Use the Right Pie Plate for the Best Results

pie plate comparison

Pies are all baked and presented in pie plates, which are typically round with sloping sides, but the actual dimensions are a very important detail to which you must pay attention. It is typical to come across pie plates that measure 9 to 9 ½-inches across and they can vary in depth, often 1 ¼-inches to 1 ½-inches. These seemingly small variations make a huge difference in the final dish. If the recipe is developed for a 9 x 1 ¼-inch pie plate and is made in a 9 1/2 x 1 ½-inch dish, the pie will be too thin and scant and look quite meager. Conversely, if you try to make a recipe made initially developed for the larger dimension in the smaller plate, you will most likely get overflow – and a mess. I use Pyrex pie plates as I find they give the most reliable results in terms of browning the crust evenly. I use two sizes: the larger deep-dish 9 ½ x 1 ½-inches (in the rear of top image) and the smaller 9 x1 ¼-inch size (in the front of top image). Our Bakepedia recipes will clearly tell you in the beginning of the recipe which size pie plate to use and I strongly suggest that you make sure you have the right size. It can make the difference between the pie working flawlessly – and not at all. I am not partial to 10-inch pie plates as I find the edges of these pies overbake by the time the centers are done.

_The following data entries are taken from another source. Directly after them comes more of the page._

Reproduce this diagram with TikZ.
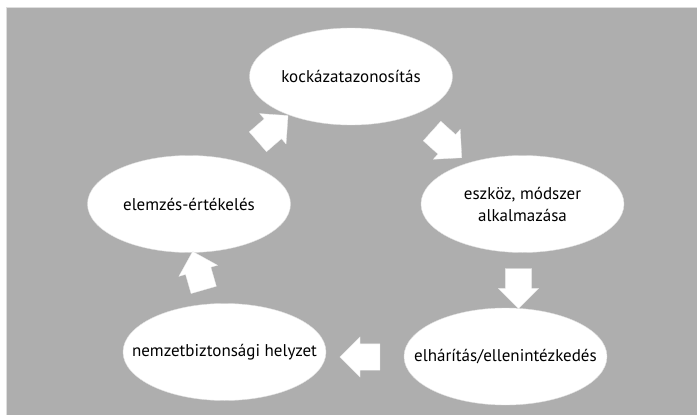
\documentclass[tikz,border=0pt]{standalone}
\usepackage{fontspec}
\setmainfont{PT Sans}
\usetikzlibrary{shapes.geometric,shapes.arrows}
\definecolor{bggray}{RGB}{174,174,174}
\definecolor{rimgray}{RGB}{222,222,222}
\tikzset{
  stagetext/.style={align=center, text=black, inner sep=0pt,
    font=\fontsize{17}{22}\selectfont},
  stage/.style={ellipse, fill=white, draw=white!88!black, line width=0.4pt,
    minimum width=203pt, minimum height=97pt, inner sep=0pt,
    label={[stagetext]center:#1}},
  flow/.style={single arrow, fill=white, draw=white!92!black, line width=0.3pt,
    minimum height=40pt, inner xsep=0pt, inner ysep=13pt,
    single arrow head extend=7pt},
}
\begin{document}
\begin{tikzpicture}[x=1pt, y=-1pt]
	\useasboundingbox (0,0) rectangle (697,415);
	\fill[bggray] (7,8) rectangle (697,415);
	\draw[rimgray, line width=1pt] (6.5,415) -- (6.5,7.5) -- (697,7.5);
	% the five stages of the cycle
	\node[stage={kockázatazonosítás}] (risk) at (351, 76.5) {};
	\node[stage={eszköz, módszer\\alkalmazása}] (tool) at (522.5, 204) {};
	\node[stage={elhárítás/ellenintézkedés}] (counter) at (505.5, 356.5) {};
	\node[stage={nemzetbiztonsági helyzet}] (state) at (224.5, 352) {};
	\node[stage={elemzés-értékelés}] (eval) at (189, 204) {};
	% block arrows between them
	\node[flow, rotate=-42] (a1) at (442, 140) {};
	\node[flow, rotate=-90] (a2) at (518.5, 282) {};
	\node[flow, rotate=180] (a3) at (366.5, 357) {};
	\node[flow, rotate=106] (a4) at (200, 277) {};
	\node[flow, rotate=41] (a5) at (268, 133) {};
\end{tikzpicture}
\end{document}
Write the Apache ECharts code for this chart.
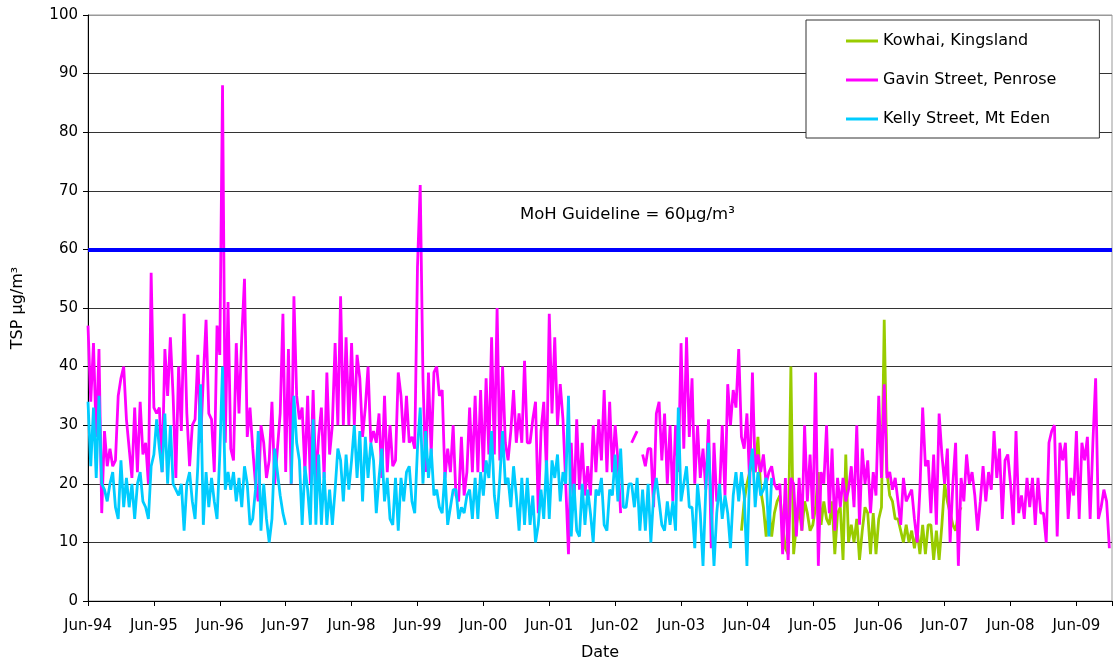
<!DOCTYPE html>
<html>
<head>
<meta charset="utf-8">
<title>TSP monitoring – Auckland sites</title>
<script src="https://cdn.jsdelivr.net/npm/echarts@6/dist/echarts.min.js"></script>
<style>
  html, body { margin: 0; padding: 0; background: #fff; }
  #chart { width: 1115px; height: 666px; }
</style>
</head>
<body>
<div id="chart"></div>
<script>
// Sampling: one TSP result every half month; x is measured in years from June 1994.
const SAMPLE_STEP_MONTHS = 0.5;
const AXIS_ORIGIN = { year: 1994, month: 6 };

const seriesNames = ['Kowhai, Kingsland', 'Gavin Street, Penrose', 'Kelly Street, Mt Eden'];
const seriesColors = ['#99cc00', '#ff00ff', '#00ccff'];

// Gavin Street, Penrose – from June 1994 (null = no sample)
const gavinStart = { year: 1994, month: 6 };
const gavinValues = [
  47, 34, 44, 28, 43, 15, 29, 23, 26, 23, 24, 35, 38, 40, 31, 26, 21, 33, 22, 34, 25, 27,
  20, 56, 33, 32, 33, 22, 43, 35, 45, 35, 21, 40, 29, 49, 32, 23, 30, 31, 42, 27, 38,
  48, 32, 31, 22, 47, 42, 88, 27, 51, 26, 24, 44, 32, 45, 55, 28, 33, 26, 20, 17, 30,
  27, 21, 24, 34, 20, 26, 32, 49, 22, 43, 20, 52, 35, 31, 33, 22, 35, 20, 36, 20, 28,
  33, 21, 39, 25, 30, 44, 30, 52, 30, 45, 30, 44, 30, 42, 38, 28, 33, 40, 27, 29, 27,
  32, 21, 35, 22, 30, 23, 24, 39, 35, 27, 35, 27, 28, 26, 57, 71, 38, 22, 39, 25, 39,
  40, 35, 36, 21, 26, 22, 30, 18, 17, 28, 18, 22, 33, 22, 35, 22, 36, 22, 38, 25, 45,
  25, 50, 24, 40, 27, 24, 29, 36, 27, 32, 27, 41, 27, 27, 31, 34, 15, 29, 34, 22, 49,
  32, 45, 30, 37, 31, 20, 8, 27, 16, 31, 19, 27, 18, 23, 18, 30, 22, 31, 24, 36, 22,
  34, 22, 30, 24, 15, null, null, null, 27, 28, 29, null, 25, 23, 26, 26, 16, 32, 34, 24, 32,
  20, 30, 17, 30, 22, 44, 26, 45, 28, 38, 20, 30, 21, 26, 19, 31, 9, 27, 17, 18, 30,
  18, 37, 30, 36, 33, 43, 28, 26, 32, 20, 39, 22, 25, 22, 25, 20, 22, 23, 20, 19, 20,
  8, 21, 7, 21, 20, 11, 21, 12, 30, 17, 25, 14, 39, 6, 22, 20, 30, 15, 26, 12, 21,
  16, 21, 17, 19, 23, 16, 30, 13, 26, 20, 24, 15, 22, 18, 35, 21, 37, 21, 22, 19, 21,
  17, 13, 21, 17, 18, 19, 14, 10, 19, 33, 23, 24, 15, 25, 13, 32, 25, 20, 26, 10, 20,
  27, 6, 21, 17, 25, 20, 22, 18, 12, 17, 23, 17, 22, 19, 29, 21, 26, 14, 24, 25, 20,
  13, 29, 15, 18, 14, 21, 16, 21, 13, 21, 15, 15, 10, 27, 29, 30, 11, 27,
  24, 27, 14, 21, 18, 29, 14, 27, 24, 28, 14, 27, 38, 14, 16, 19, 17, 9
];

// Kelly Street, Mt Eden – June 1994 to late 2004
const kellyStart = { year: 1994, month: 6 };
const kellyValues = [
  34, 23, 33, 21, 35, 20, 19, 17, 20, 22, 16, 14, 24, 16, 21, 16, 20, 14, 20, 22, 17, 16,
  14, 23, 25, 31, 26, 22, 32, 20, 30, 20, 19, 18, 20, 12, 20, 22, 17, 14, 23, 37, 13,
  22, 16, 21, 17, 14, 25, 40, 19, 22, 19, 22, 17, 21, 16, 23, 20, 13, 14, 19, 29, 12,
  20, 14, 10, 14, 26, 22, 18, 15, 13, null, 20, 35, 27, 24, 13, 23, 19, 13, 31, 13, 25,
  13, 22, 13, 19, 13, 19, 26, 24, 17, 25, 19, 24, 30, 21, 29, 17, 28, 21, 27, 24, 15,
  21, 26, 17, 21, 14, 13, 21, 12, 21, 17, 22, 23, 17, 15, 26, 33, 20, 29, 21, 26, 18,
  19, 16, 15, 22, 13, 16, 19, 19, 14, 16, 15, 18, 19, 14, 21, 14, 22, 18, 24, 21, 29,
  18, 14, 21, 29, 20, 21, 16, 23, 18, 12, 21, 13, 21, 13, 18, 10, 13, 19, 14, 24, 14,
  24, 21, 25, 17, 22, 20, 35, 11, 20, 12, 11, 20, 13, 19, 15, 10, 19, 18, 21, 13, 12,
  19, 18, 25, 17, 26, 16, 16, 20, 20, 16, 21, 12, 19, 12, 20, 10, 18, 21, 17, 13, 12,
  17, 13, 17, 12, 33, 17, 20, 23, 16, 16, 9, 20, 15, 6, 19, 27, 16, 6, 15, 20,
  14, 18, 15, 9, 18, 22, 17, 22, 18, 6, 22, 26, 16, 22, 18, 19, 21, 11, 21
];

// Kowhai, Kingsland – May 2004 to late 2007
const kowhaiStart = { year: 2004, month: 5 };
const kowhaiValues = [
  12, 17, 20, 22, 24, 22, 28, 19, 16, 11, 16, 11, 15, 17, 18,
  13, 9, 8, 40, 8, 13, 16, 12, 17, 15, 12, 13, 16, 22, 13, 17, 14, 13, 17, 8, 15,
  16, 7, 25, 10, 13, 10, 14, 7, 12, 16, 15, 8, 15, 8, 14, 16, 48, 22, 18, 17, 14,
  14, 12, 10, 13, 10, 12, 9, 12, 8, 13, 8, 13, 13, 7, 12, 7, 13, 20, 17, 15, 13, 12, 15, 16
];

// Ministry of Health guideline
const guidelineValue = 60;
const guidelineText = 'MoH Guideline = 60µg/m³';

// Tick labels along the date axis (one per June)
const dateTickLabels = ['Jun-94', 'Jun-95', 'Jun-96', 'Jun-97', 'Jun-98', 'Jun-99', 'Jun-00', 'Jun-01',
  'Jun-02', 'Jun-03', 'Jun-04', 'Jun-05', 'Jun-06', 'Jun-07', 'Jun-08', 'Jun-09'];

function toPoints(values, start) {
  const base = (start.year - AXIS_ORIGIN.year) * 12 + (start.month - AXIS_ORIGIN.month);
  return values.map((v, i) => [(base + i * SAMPLE_STEP_MONTHS) / 12, v === null ? '-' : v]);
}

const FONT = 'DejaVu Sans';
const chart = echarts.init(document.getElementById('chart'), null, { renderer: 'canvas' });

const lineSeries = (name, color, data, extra) => Object.assign({
  name,
  type: 'line',
  data,
  showSymbol: false,
  symbol: 'none',
  connectNulls: false,
  color,
  lineStyle: { color, width: 2.8 },
  emphasis: { disabled: true },
  animation: false
}, extra || {});

const splitColors = Array.from({ length: 11 }, (_, i) => (i === 10 ? '#999' : '#333'));

chart.setOption({
  backgroundColor: '#fff',
  animation: false,
  grid: {
    left: 88, right: 3, top: 15, bottom: 65,
    show: true, borderColor: '#999', borderWidth: 1, backgroundColor: '#fff'
  },
  legend: {
    data: seriesNames,
    orient: 'vertical',
    left: 806, top: 20,
    icon: 'rect',
    itemWidth: 32, itemHeight: 3, itemGap: 23,
    padding: [13, 43, 11, 40],
    backgroundColor: '#fff',
    borderColor: '#333', borderWidth: 1,
    textStyle: { fontFamily: FONT, fontSize: 16, color: '#000' },
    selectedMode: false
  },
  xAxis: {
    type: 'value',
    min: 0, max: 15.54, interval: 1,
    name: 'Date',
    nameLocation: 'middle',
    nameGap: 44,
    nameTextStyle: { fontFamily: FONT, fontSize: 16, color: '#000' },
    axisLine: { show: true, lineStyle: { color: '#000', width: 1 } },
    axisTick: { show: true, length: 5, lineStyle: { color: '#000' } },
    axisLabel: {
      margin: 18,
      fontFamily: FONT, fontSize: 15, color: '#000',
      formatter: v => (Number.isInteger(v) && dateTickLabels[v]) ? dateTickLabels[v] : ''
    },
    splitLine: { show: false }
  },
  yAxis: {
    type: 'value',
    min: 0, max: 100, interval: 10,
    name: 'TSP µg/m³',
    nameLocation: 'middle',
    nameGap: 62,
    nameRotate: 90,
    nameTextStyle: { fontFamily: FONT, fontSize: 16, color: '#000' },
    axisLine: { show: true, lineStyle: { color: '#000', width: 1 } },
    axisTick: { show: true, length: 5, lineStyle: { color: '#000' } },
    axisLabel: { margin: 10, fontFamily: FONT, fontSize: 15, color: '#000' },
    splitLine: { show: true, lineStyle: { color: splitColors, width: 1 } }
  },
  series: [
    lineSeries(seriesNames[0], seriesColors[0], toPoints(kowhaiValues, kowhaiStart)),
    lineSeries(seriesNames[1], seriesColors[1], toPoints(gavinValues, gavinStart)),
    lineSeries(seriesNames[2], seriesColors[2], toPoints(kellyValues, kellyStart), {
      markLine: {
        silent: true,
        symbol: 'none',
        animation: false,
        label: { show: false },
        lineStyle: { color: '#0000ff', width: 4, type: 'solid' },
        emphasis: { disabled: true },
        data: [{ yAxis: guidelineValue }]
      }
    })
  ],
  graphic: [{
    type: 'text',
    left: 520, top: 206,
    style: { text: guidelineText, font: '16.5px "DejaVu Sans"', fill: '#000' }
  }]
});
</script>
</body>
</html>
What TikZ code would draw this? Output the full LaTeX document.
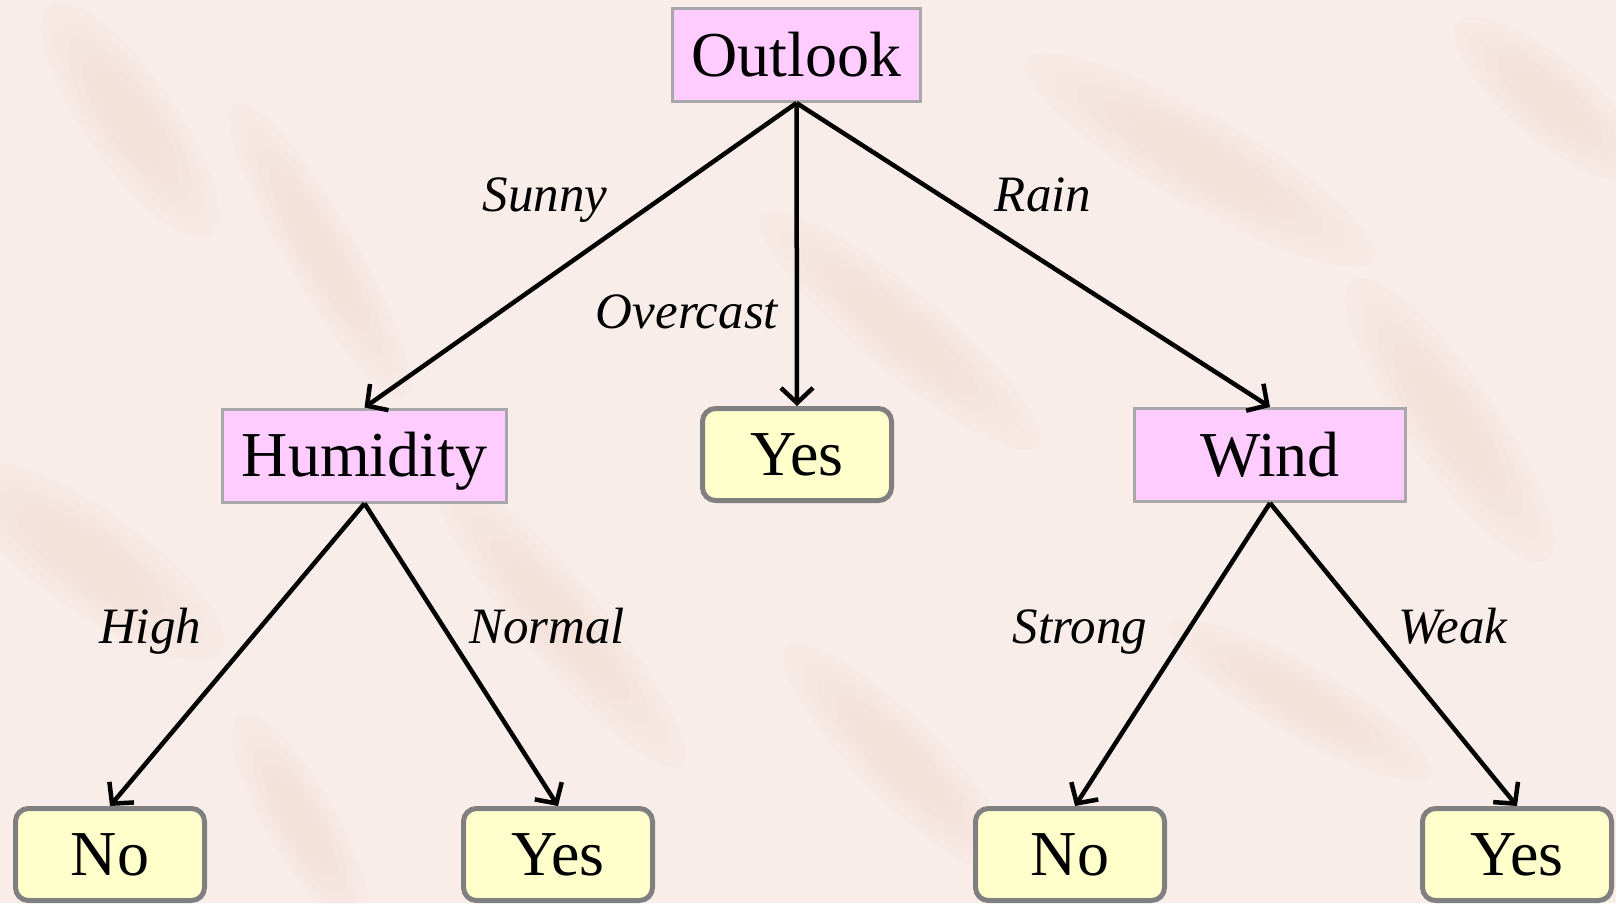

Tarts are made in tart pans, either fluted-edge, loose-bottomed (seen below) or simple rings (seen above), and again, precise dimensions are important. When I call for a 10-inch tart pan I have measured it across the bottom. This is important to note because most fluted edge, loose-bottom pans flare out towards to the top and if measured there, would indicate a different diameter.

fluted tart ring 2

Many imported tart pans do not come is exact inches, as they are metric, so do measure your pans to make sure you have the correct size. Tart rings are exactly what they sound like; they are straight-sided rings, without a bottom of any sort. They must be placed on a pan, such as a jellyroll pan, in order to be used. Coat rings and tart pans well with nonstick spray unless otherwise noted. Take care when forming tart dough in a ring; the ring will be lifted up and off of the tart, so no dough can overhang the top of the ring. The fluted edge, loose-bottomed tart pans that I use are 1-inch high; the rings are 7/8-inch high.